全員雨で濡れていることを考えると合点がいく。きっと彼女らはどこかに隠れてテラの訓練を監視していたのだ。
「いやでもさ、テラが途中で男の子助けたじゃん? あれは本当にすごいと思ったよ。称賛に値すると思う」
「あれも所長の狙いどおりだったんですか?」
「いや、違う。そのことは想定外だった。その件に関してはアイリス君の言う通り誉むべきことだ。――だが結果として君は荷物を取り落としてしまった。違うかね?」
「……はい」
所長はただ怒るのではなく諭すように続けた。
「アイリス君の言う通り、君は称賛されることをやってのけた。だが郵便局員としてはまだまだ三流だ。君は配達鞄を投げ捨てた時点で職務放棄したのだよ。僕は最初に言ったはずだ。『これは国政を左右する可能性があるもの』だと」
「……はい」
「君はとっさの判断、あるいは刹那的に考えて人命救助を優先した。果たして、その『少年の命』と『国の命運を変える荷物』を天秤にかけることをしたかね?」
「…………」
「今回は何とか届けられたからいいものの、これで失敗したら全てが終わっていた可能性もあるのだよ。私はそれを教えたくて、今回の訓練を計画したんだ」
テラはうつむく。服から、髪から、翼から、雨水が垂れて足元には水たまりができていた。
そのアメジスト色の瞳には微かに涙が浮かんでいた。
「よくよく考えて欲しいんだ。君が運ぶ荷物の『意味』を。昨日海外に行きたいという君の願いを聞いて、今一度それを考えて欲しくて、急ぎ今日の訓練を実施したのだよ」
「――所長、話を遮ってすみません。そろそろテラの怪我を治療してもいいですか?」
アイリスはそう言うとテラに椅子に座すように促し、応急処置の包帯を解く。それから消毒液とガーゼを棚から取り出してテラの額を治療した。
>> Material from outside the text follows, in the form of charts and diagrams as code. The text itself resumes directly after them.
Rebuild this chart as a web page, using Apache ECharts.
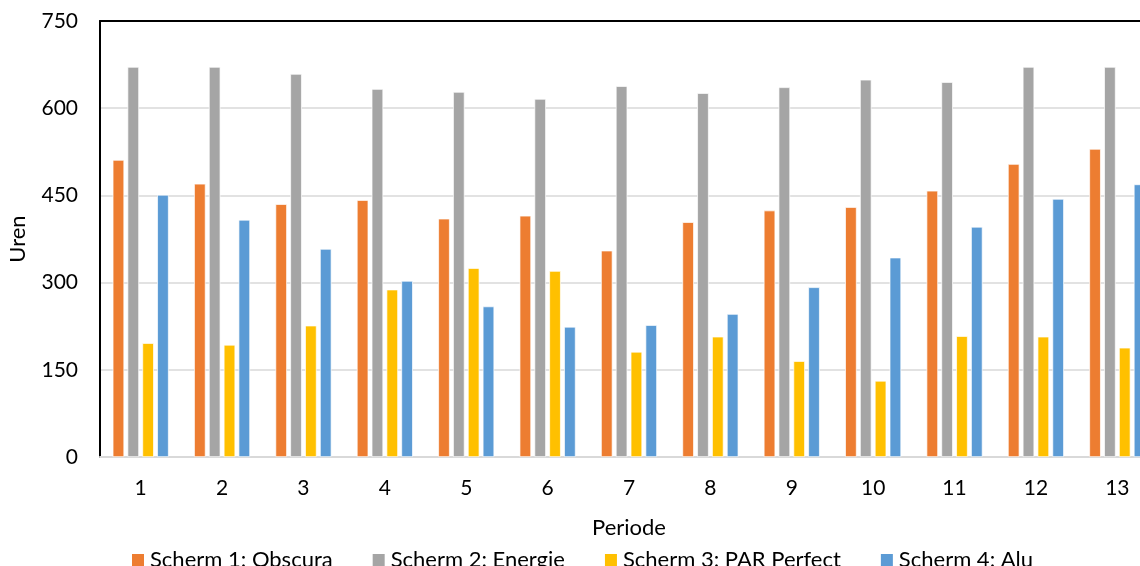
<!DOCTYPE html>
<html>
<head>
<meta charset="utf-8">
<script src="https://cdn.jsdelivr.net/npm/echarts@6/dist/echarts.min.js"></script>
<style>
  html, body { margin: 0; padding: 0; background: #fff; }
  #chart { width: 1140px; height: 566px; }
</style>
</head>
<body>
<div id="chart"></div>
<script>
// Periods on the x axis
const periods = ['1', '2', '3', '4', '5', '6', '7', '8', '9', '10', '11', '12', '13'];

// Hours per screen per period
const obscura    = [511, 470, 435, 442, 410, 415, 355, 404, 424, 430, 458, 504, 530];
const energie    = [671, 671, 659, 633, 628, 616, 638, 626, 636, 649, 645, 671, 671];
const parPerfect = [196, 193, 226, 288, 325, 320, 181, 207, 165, 131, 208, 207, 188];
const alu        = [451, 408, 358, 303, 259, 224, 227, 246, 292, 343, 396, 444, 469];

const seriesNames = ['Scherm 1: Obscura', 'Scherm 2: Energie', 'Scherm 3: PAR Perfect', 'Scherm 4: Alu'];
const seriesColors = ['#ED7D31', '#A5A5A5', '#FFC000', '#5B9BD5'];
const seriesData = [obscura, energie, parPerfect, alu];

const FONT = 'Lato, "Open Sans", sans-serif';

const chart = echarts.init(document.getElementById('chart'), null, { renderer: 'canvas' });

chart.setOption({
  animation: false,
  backgroundColor: '#fff',
  textStyle: { fontFamily: FONT },
  // plot area runs past the right edge of the canvas
  grid: { left: 100, top: 21, width: 1058, height: 436, outerBoundsMode: 'none', containLabel: false },
  legend: {
    top: 544, left: 125,
    itemWidth: 14, itemHeight: 14, itemGap: 38,
    icon: 'rect',
    textStyle: { fontFamily: FONT, fontSize: 22, color: '#000' },
    data: seriesNames
  },
  xAxis: [{
    type: 'category',
    data: periods,
    name: 'Periode',
    nameLocation: 'middle',
    nameGap: 60,
    nameTextStyle: { fontFamily: FONT, fontSize: 22, color: '#000' },
    axisLine: { lineStyle: { color: '#D9D9D9', width: 2 } },
    axisTick: { show: false },
    axisLabel: { fontFamily: FONT, fontSize: 21, color: '#000', margin: 21 }
  }, {
    // black frame line along the top of the plot
    type: 'category',
    data: periods,
    position: 'top',
    axisLine: { lineStyle: { color: '#000', width: 2 } },
    axisTick: { show: false },
    axisLabel: { show: false },
    splitLine: { show: false }
  }],
  yAxis: {
    type: 'value',
    min: 0, max: 750, interval: 150,
    name: 'Uren',
    nameLocation: 'middle',
    nameGap: 71,
    nameTextStyle: { fontFamily: FONT, fontSize: 22, color: '#000' },
    axisLine: { show: true, lineStyle: { color: '#000', width: 2 } },
    axisTick: { show: false },
    axisLabel: { fontFamily: FONT, fontSize: 21, color: '#000', margin: 22 },
    splitLine: { lineStyle: { color: '#D9D9D9', width: 1.5 } }
  },
  series: seriesData.map((d, i) => ({
    name: seriesNames[i],
    type: 'bar',
    data: d,
    xAxisIndex: 0,
    barWidth: 11.5,
    barGap: '29%',
    itemStyle: { color: seriesColors[i], borderColor: '#fff', borderWidth: 0.7 }
  }))
});
</script>
</body>
</html>
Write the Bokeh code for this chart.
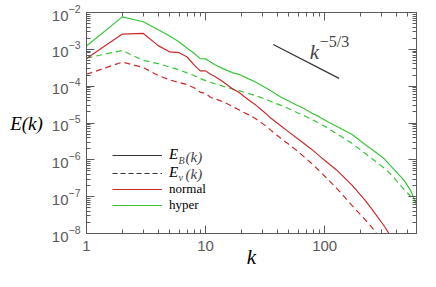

テラは所長の顔がアイリスの体で隠れたのをいいことに、少し不満顔で頬を膨らせる。
「こほん。とにかく今回の訓練は『一応』合格だ。君は確かにやり遂げた。これからも精進するように! そうすれば海外にも行けるようになる!」
所長はバツが悪くなったのか、逃げるように視線を外し、あからさまに誤魔化すように書類に目を通し始めた。治療が終わったテラとアイリスは、所長室の扉を閉じて控室に戻った。
「私、郵便局員に向いてないのかな……?」
「所長はああ言ってたけど、私はテラのこと凄いと思うよ。だってほとんど反射的に助けに行ってたじゃん? あれってなかなかできることじゃないと思う」
「……でも、私は確かに大切な荷物を落としちゃったし」
「うん、そうだね」
アイリスはテラの獣耳を撫でながら優しい目でテラを見つめる。それから濡れたスミレ色の髪を静かに梳いてくれる。